Criminal Justice and Police Bill – in a Public Bill Committee am 9:45 pm ar 13 Chwefror 2001.
I beg to move amendment No. 100, in page 4, line 24, leave out `by' and insert `before'.
With this we may take the following amendments: No. 99, in
page 4, line 24, leave out
`the offence will be tried' and insert—
`and the time at which, he must appear'.
No. 101, in page 4, line 25, at end insert—
`( ) A warning notice shall be given in the manner prescribed by order made by the Secretary of State, such power to be exercisable by statutory instrument.
( ) Such an instrument shall be subject to annulment in pursuance of a resolution of either House of Parliament'.
No. 111, in page 5, line 3, leave out subsection (7).
Amendments Nos. 100 and 99 would make the date given in the warning notice an appointment to arrange a trial date rather than the trial date itself. Amendment No. 101 would require the manner of giving a warning notice to be prescribed by order. My right hon. and learned Friend the Member for North-East Bedfordshire will no doubt speak to amendment No. 111.
I shall start with amendments Nos. 100 and 99. If a warning notice with a fixed trial date is given, the officer in the case will have to attend court if the accused fails to pay and requests to be tried. I wonder how many accused will fail to attend. What assessment has the Minister made of that? If the practice of requesting trial and failing to attend becomes established, it could prove time-consuming for officers. Surely it would be better to see whether the accused attends and means what he says, and then set a trial date.
Would it assist the hon. Gentleman if I tell him that, while we cannot accept, for technical reasons, the form in which the amendments are drafted, we are prepared to consider the underlying principle—to provide more information to the accused about when he needs to attend before trial in the unusual circumstances set out in the clause. We are prepared to table at a later date amendments that are similar in substance, though not in form.
That is very helpful, and I shall not say any more about amendments Nos. 100 and 99.
Amendment No. 101 would require the manner of giving a warning notice to be prescribed. As the notice is to be in lieu of a summons, should there not be similar provisions as to jurisdiction and service as apply to a summons? If not, can the Minister explain briefly why? I mentioned earlier the provisions in rule 99 of the magistrates courts rules about the way in which summonses are to be served. Before issuing a summons, magistrates are supposed to give careful consideration to the question of jurisdiction. The magistrates manual states:
``This applies ... in order to proceed to hear an information for a summary offence outside the commission area in which it is alleged to have been committed, it must appear to the justice ... necessary or expedient, with a view to the better administration of justice, for a person charged'' to be dealt with in that way. Has the Minister given any thought to that issue of jurisdiction?

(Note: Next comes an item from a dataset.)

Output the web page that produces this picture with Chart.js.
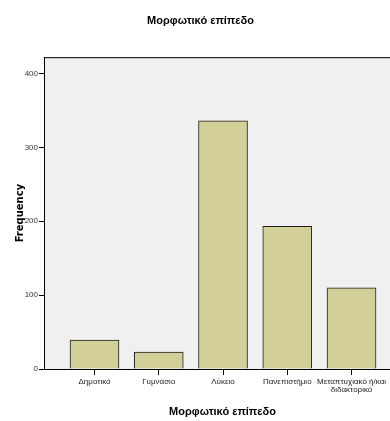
<!DOCTYPE html>
<html>
<head>
<meta charset="utf-8">
<script src="https://cdn.jsdelivr.net/npm/chart.js@4/dist/chart.umd.min.js"></script>
<style>
  html, body { margin: 0; padding: 0; background: #fff; overflow: hidden; }
</style>
</head>
<body>
<canvas id="barChart" width="406" height="421"></canvas>
<script>
  const chartTitle = 'Μορφωτικό επίπεδο';
  const categories = [
    ['Δημοτικό'],
    ['Γυμνάσιο'],
    ['Λύκειο'],
    ['Πανεπιστήμιο'],
    ['Μεταπτυχιακό ή/και', 'διδακτορικό']
  ];
  const frequency = [39, 23, 336, 193, 110];
  const yTicks = [0, 100, 200, 300, 400];

  // grey plot background + top frame line, like the SPSS output
  const plotFrame = {
    id: 'plotFrame',
    beforeDraw(chart) {
      const { ctx, chartArea } = chart;
      ctx.save();
      ctx.fillStyle = '#f0f0f0';
      ctx.fillRect(chartArea.left, chartArea.top, chartArea.right - chartArea.left, chartArea.bottom - chartArea.top);
      ctx.strokeStyle = '#000';
      ctx.lineWidth = 1;
      ctx.beginPath();
      ctx.moveTo(chartArea.left, chartArea.top + 0.5);
      ctx.lineTo(chartArea.right, chartArea.top + 0.5);
      ctx.stroke();
      ctx.restore();
    }
  };

  const ctx = document.getElementById('barChart');
  new Chart(ctx, {
    type: 'bar',
    data: {
      datasets: [{
        label: 'Frequency',
        data: frequency.map((v, i) => ({ x: i, y: v })),
        backgroundColor: '#d3cf98',
        borderColor: '#1e1e1e',
        borderWidth: 1,
        borderSkipped: 'bottom',
        barThickness: 49
      }]
    },
    plugins: [plotFrame],
    options: {
      responsive: false,
      animation: false,
      layout: { padding: { left: 0, right: 5, top: 0, bottom: 0 } },
      plugins: {
        legend: { display: false },
        tooltip: { enabled: false },
        title: {
          display: true,
          text: chartTitle,
          color: '#000',
          font: { family: 'Liberation Sans', size: 11, weight: 'bold', lineHeight: 1.2 },
          padding: { top: 14, bottom: 30 }
        }
      },
      scales: {
        x: {
          type: 'linear',
          offset: false,
          min: -0.786,
          max: 4.77,
          afterBuildTicks: (scale) => {
            scale.ticks = categories.map((c, i) => ({ value: i }));
          },
          afterFit: (scale) => { scale.height = 52; },
          grid: {
            offset: false,
            drawOnChartArea: false,
            drawTicks: true,
            tickLength: 6,
            color: '#000'
          },
          border: { display: true, color: '#000' },
          ticks: {
            autoSkip: false,
            maxRotation: 0,
            padding: 2,
            color: '#222',
            font: { family: 'Liberation Sans', size: 8, lineHeight: 1.1 },
            callback: (value) => categories[value]
          },
          title: {
            display: true,
            text: chartTitle,
            color: '#000',
            font: { family: 'Liberation Sans', size: 11, weight: 'bold', lineHeight: 1.2 },
            padding: { top: 0, bottom: 2 }
          }
        },
        y: {
          min: 0,
          max: 422,
          afterBuildTicks: (scale) => {
            scale.ticks = yTicks.map(v => ({ value: v }));
          },
          afterFit: (scale) => { scale.width = 44; },
          grid: {
            drawOnChartArea: false,
            drawTicks: true,
            tickLength: 5,
            color: '#000'
          },
          border: { display: true, color: '#000' },
          ticks: {
            padding: 1,
            color: '#333',
            font: { family: 'Liberation Sans', size: 8 }
          },
          title: {
            display: true,
            text: 'Frequency',
            color: '#000',
            font: { family: 'DejaVu Sans', size: 10, weight: 'bold', lineHeight: 1.2 },
            padding: { top: 14, bottom: 0 }
          }
        }
      }
    }
  });
</script>
</body>
</html>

Amendment No. 111 suggests that subsection (7) be removed. The subsection says:
``If a person has been given a warning notice, section 14 of the Act of 1980 (proceedings invalid where accused did not know of them) does not apply.''
I believe that the clause would be better if those words were left out.
The structure of the Bill is rightly designed to cut down the amount of bureaucracy needed to impose a modest penalty on a miscreant without the need for criminal proceedings, but it is not designed to keep out of the courts cases in which an alleged offender contests the allegations and wants to be tried. There is a real risk that, for some reason or other, there will be a misunderstanding in the penalty notices or something that is thought to have been given is not received, is simply forgotten about—which may not be good enough for the purposes of the amendment—goes astray in the post or arrives after magistrates have dealt with the matter.
In a sense, subsection (7) is a belt and braces provision. In effect, it states that even if the alleged offender who wishes to have his case tried knows nothing about having been told to appear at a certain magistrates court, he will none the less be deemed to have known about it. Nothing could be done about that, and that would be wrong. If we were to leave a window open so that an alleged offender could tell the police, the Crown Prosecution Service and the courts that he was never served and that he wants to contest the assertion, the result would not be a large number of cases. Rather, it would provide the opportunity to avoid injustice in genuine cases.
Subsection (7) is unnecessary, and it would be wise to leave open the window to which I have referred. New clause 5—which is not to be discussed now, but which works along lines similar to the amendment—would also give a window of opportunity for justice to be done when something has gone wrong or has not quite connected. I commend the amendment to the Ministers, and I hope that they will accept it immediately. If they cannot, I hope that they will at least think about it seriously, and I look forward to their response.
Debate adjourned.—[Mr. Sutcliffe.]
Adjourned accordingly at three minutes to Ten o'clock till Thursday 15 February at five minutes to Ten o'clock.